How can I protect my home from particulate matter?
It is invisible to our eyes, but extremely dangerous. After all, particulate matter is considered one of the most dangerous pollutants and can lead to a variety of illnesses. It can never be completely avoided – but there are some measures you can take to protect yourself from particulate matter.
We generally associate particulate matter with industrial sites, coal-fired power plants or large cities with very high traffic volumes. However, many people are not really aware that the danger of particulate matter also lurks within their own four walls. The exposure indoors can be up to five times higher than outdoors – regardless of whether it is a public building or your own home.
What is particulate matter and how does it get into our homes?
Particulate matter – also known as PM10 – is a mixture of tiny dust particles with a diameter of 0.1 μm (micrometers) that cannot be seen with the naked eye. This means that 100 of the largest fine dust particles fit next to each other on one millimeter. Even though it is primarily caused by road traffic, industry and agriculture, it can easily get into our homes through cracks in the wall, brittle seals, open doors and windows and through our clothes.
While the wind disperses the fine dust outside and the rain washes it out in a figurative sense, these natural protective factors are missing at home.

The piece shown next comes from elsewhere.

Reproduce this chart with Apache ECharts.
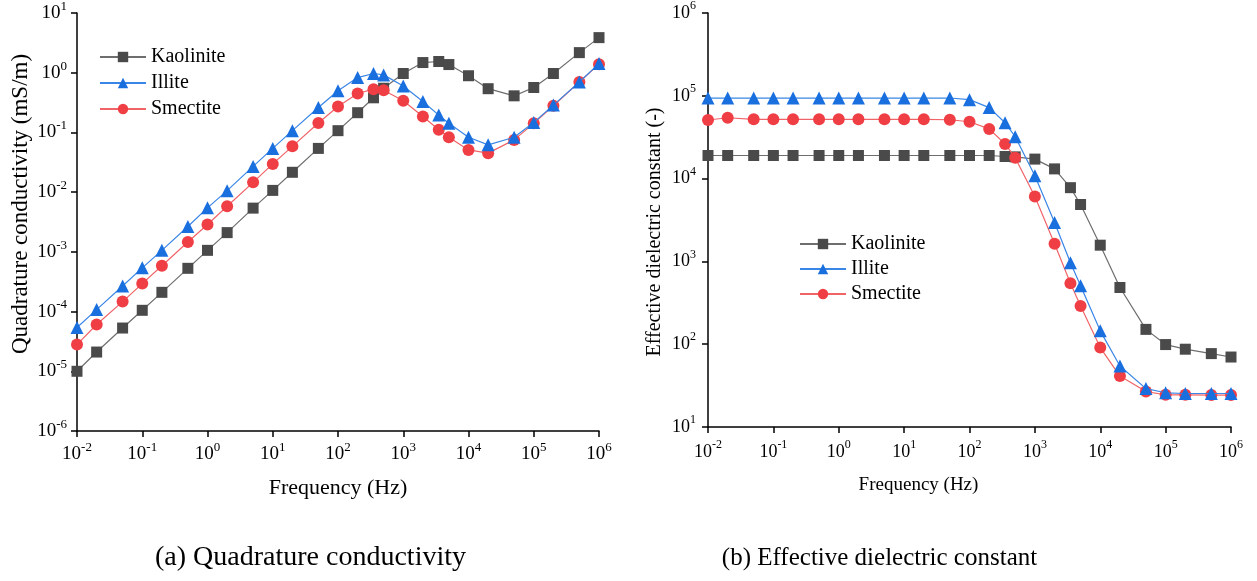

How to protect yourself from fine dust indoors
In theory, it sounds simple when it says: Try to keep the concentration of particulate matter at home as low as possible. In practice, there are a few things to follow to make this work. Namely:
- Check your window and door seals at least once a year. If you find leaks or porous areas, you should repair them as quickly as possible. In many cases, you don’t even need a tradesman.
- Avoid ventilating your home when there is traffic noise outside. Or on days with heavy pollen counts. Ventilate especially in light wind or rain.

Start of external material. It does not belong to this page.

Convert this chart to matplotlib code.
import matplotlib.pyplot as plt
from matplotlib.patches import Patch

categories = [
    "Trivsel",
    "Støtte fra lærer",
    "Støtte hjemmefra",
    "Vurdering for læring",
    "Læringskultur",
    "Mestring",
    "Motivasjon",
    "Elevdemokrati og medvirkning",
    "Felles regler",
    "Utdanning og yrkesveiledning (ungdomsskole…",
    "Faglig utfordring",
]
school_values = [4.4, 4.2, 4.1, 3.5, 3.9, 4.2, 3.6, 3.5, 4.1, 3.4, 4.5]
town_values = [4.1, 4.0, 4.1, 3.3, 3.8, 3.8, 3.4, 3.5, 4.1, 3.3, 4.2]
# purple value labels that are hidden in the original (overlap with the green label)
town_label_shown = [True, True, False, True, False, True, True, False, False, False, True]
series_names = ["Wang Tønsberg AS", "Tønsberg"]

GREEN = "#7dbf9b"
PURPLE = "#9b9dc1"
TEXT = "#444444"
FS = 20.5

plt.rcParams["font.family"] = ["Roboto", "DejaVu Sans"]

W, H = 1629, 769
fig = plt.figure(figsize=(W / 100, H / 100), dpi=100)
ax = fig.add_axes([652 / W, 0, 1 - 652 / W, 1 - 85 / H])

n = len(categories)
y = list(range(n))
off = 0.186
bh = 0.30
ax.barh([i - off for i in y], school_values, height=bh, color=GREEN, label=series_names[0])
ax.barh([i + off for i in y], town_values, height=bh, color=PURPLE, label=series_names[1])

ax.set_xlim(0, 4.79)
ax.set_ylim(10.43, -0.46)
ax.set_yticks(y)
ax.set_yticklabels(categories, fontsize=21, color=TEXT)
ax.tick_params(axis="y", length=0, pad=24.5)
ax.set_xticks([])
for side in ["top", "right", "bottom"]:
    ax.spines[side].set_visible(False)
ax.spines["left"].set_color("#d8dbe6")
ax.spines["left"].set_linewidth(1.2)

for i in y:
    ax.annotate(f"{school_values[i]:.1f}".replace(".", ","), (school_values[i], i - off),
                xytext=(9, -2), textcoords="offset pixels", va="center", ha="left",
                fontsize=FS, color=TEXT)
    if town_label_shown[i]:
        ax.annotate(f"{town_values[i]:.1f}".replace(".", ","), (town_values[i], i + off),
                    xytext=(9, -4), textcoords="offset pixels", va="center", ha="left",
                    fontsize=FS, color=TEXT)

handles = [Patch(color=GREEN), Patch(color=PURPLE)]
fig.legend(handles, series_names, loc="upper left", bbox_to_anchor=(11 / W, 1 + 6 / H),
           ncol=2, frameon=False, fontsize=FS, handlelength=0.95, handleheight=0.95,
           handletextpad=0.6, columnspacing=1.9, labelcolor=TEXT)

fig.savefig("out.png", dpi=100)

- A carpet in the bedroom or living room works wonders, as it binds fine dust better than a parquet or tiled floor.
- When buying a vacuum cleaner, make sure that it also has a fine dust filter. This absorbs your house dust without whirling the fine dust out again at the other end. Wipe floors and surfaces regularly with a damp cloth.
- If you have a fireplace at home – avoid using it for heating every day, but use it deliberately on particularly cold or rainy days.

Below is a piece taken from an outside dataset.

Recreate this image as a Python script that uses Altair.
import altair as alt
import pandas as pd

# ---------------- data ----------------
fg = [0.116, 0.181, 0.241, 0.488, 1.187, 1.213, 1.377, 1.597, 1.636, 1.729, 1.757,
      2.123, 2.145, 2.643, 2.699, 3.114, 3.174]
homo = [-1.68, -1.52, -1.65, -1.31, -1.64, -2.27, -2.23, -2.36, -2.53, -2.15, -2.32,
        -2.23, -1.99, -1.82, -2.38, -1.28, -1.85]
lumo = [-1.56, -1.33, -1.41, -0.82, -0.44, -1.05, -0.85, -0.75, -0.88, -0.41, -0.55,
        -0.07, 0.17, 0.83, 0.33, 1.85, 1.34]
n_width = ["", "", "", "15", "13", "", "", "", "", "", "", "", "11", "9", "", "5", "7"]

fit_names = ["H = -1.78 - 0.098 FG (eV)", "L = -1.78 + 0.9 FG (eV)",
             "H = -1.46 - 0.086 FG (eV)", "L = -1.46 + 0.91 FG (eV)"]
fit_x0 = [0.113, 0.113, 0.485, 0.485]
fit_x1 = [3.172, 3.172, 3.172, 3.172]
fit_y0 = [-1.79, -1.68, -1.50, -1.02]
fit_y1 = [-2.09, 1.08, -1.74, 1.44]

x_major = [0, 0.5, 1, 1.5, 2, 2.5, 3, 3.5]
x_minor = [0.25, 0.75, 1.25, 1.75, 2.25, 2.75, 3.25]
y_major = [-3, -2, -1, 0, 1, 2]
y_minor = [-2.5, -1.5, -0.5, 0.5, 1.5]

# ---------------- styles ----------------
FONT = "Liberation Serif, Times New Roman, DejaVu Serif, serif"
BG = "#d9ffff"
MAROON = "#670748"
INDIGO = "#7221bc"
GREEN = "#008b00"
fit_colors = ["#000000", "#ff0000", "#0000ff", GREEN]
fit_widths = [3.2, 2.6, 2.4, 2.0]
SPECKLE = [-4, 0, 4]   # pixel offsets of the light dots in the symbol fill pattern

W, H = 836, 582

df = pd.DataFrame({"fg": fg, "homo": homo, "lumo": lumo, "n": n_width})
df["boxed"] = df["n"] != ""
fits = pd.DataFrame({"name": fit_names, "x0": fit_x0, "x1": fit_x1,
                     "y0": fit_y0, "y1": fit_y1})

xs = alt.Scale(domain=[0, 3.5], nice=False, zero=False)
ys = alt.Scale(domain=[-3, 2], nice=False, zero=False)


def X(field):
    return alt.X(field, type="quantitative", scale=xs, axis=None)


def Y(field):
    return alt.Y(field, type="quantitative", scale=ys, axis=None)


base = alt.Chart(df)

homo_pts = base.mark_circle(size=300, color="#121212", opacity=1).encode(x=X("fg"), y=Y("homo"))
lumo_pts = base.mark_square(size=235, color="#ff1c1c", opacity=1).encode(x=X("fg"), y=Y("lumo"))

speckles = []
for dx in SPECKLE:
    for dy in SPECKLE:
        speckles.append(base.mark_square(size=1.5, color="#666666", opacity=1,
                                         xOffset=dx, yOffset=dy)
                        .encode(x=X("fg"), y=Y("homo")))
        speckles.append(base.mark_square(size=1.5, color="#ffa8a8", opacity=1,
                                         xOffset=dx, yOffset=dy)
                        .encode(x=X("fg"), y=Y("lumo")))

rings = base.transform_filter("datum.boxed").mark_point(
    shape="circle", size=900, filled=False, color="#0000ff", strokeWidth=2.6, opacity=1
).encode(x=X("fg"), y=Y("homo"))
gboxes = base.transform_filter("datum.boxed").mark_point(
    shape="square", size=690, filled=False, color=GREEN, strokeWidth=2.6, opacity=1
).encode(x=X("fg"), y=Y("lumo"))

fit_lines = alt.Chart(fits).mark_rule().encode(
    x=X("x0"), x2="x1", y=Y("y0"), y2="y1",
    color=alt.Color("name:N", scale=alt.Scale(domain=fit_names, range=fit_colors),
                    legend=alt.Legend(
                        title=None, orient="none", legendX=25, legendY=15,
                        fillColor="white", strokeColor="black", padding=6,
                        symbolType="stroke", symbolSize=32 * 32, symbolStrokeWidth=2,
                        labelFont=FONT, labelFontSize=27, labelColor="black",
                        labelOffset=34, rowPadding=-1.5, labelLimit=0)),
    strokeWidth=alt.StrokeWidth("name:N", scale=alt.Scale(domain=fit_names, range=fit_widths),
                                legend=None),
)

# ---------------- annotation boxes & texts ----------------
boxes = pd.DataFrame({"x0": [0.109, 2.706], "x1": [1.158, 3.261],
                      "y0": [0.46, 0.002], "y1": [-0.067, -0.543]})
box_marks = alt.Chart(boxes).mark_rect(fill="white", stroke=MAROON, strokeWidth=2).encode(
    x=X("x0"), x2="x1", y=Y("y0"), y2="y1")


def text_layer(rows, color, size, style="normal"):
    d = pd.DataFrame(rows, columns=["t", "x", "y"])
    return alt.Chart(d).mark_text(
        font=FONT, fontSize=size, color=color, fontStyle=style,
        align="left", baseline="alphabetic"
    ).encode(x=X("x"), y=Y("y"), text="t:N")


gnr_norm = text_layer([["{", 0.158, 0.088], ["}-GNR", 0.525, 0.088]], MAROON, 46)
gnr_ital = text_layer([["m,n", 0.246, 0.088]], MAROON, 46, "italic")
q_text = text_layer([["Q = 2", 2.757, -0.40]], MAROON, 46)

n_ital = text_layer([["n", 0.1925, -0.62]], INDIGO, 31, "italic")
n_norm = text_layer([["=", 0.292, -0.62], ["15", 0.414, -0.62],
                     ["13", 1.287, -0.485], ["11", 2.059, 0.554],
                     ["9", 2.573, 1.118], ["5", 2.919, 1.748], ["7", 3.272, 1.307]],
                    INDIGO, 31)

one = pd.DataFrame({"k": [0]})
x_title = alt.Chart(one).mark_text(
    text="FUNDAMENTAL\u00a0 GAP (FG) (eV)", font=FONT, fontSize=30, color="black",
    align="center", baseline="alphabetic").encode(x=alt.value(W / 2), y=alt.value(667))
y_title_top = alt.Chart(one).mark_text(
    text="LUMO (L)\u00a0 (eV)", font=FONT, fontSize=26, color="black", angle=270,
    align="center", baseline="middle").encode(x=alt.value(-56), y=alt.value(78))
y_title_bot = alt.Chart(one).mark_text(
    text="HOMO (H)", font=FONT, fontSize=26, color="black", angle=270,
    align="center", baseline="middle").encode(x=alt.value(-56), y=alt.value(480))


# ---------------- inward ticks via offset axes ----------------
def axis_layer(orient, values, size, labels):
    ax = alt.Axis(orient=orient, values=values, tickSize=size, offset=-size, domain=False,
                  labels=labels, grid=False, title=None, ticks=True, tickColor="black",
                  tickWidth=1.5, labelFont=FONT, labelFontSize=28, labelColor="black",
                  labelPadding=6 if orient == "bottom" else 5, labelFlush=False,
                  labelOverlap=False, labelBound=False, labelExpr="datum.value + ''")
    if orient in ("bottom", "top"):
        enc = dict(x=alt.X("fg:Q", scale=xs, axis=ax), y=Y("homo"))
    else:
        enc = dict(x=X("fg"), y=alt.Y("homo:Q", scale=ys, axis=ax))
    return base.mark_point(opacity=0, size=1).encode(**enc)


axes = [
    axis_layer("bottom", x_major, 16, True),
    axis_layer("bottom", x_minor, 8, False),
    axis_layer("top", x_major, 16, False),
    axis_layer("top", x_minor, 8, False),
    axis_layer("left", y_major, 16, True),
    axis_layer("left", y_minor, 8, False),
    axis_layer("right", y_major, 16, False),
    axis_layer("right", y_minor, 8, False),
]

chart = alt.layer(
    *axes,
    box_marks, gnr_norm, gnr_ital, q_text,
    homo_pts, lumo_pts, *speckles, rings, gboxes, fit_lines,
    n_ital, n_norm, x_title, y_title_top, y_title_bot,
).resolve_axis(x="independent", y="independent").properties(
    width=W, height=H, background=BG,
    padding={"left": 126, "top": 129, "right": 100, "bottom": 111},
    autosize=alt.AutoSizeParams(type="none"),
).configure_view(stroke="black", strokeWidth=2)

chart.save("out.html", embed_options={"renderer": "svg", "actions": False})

Health hazards & measurability
Just how dangerous particulate matter can be for our health is proven by the results of a large number of studies carried out every year. The respiratory tract is particularly affected, and babies, small children and the elderly are especially at risk. Especially in households with risk groups, the use of a fine dust measuring device is recommended, which uses a laser to determine the level of pollution. For PM10 fine dust particles, a maximum daily value of 50µg per cubic meter of air applies, which may be exceeded 35 times per year.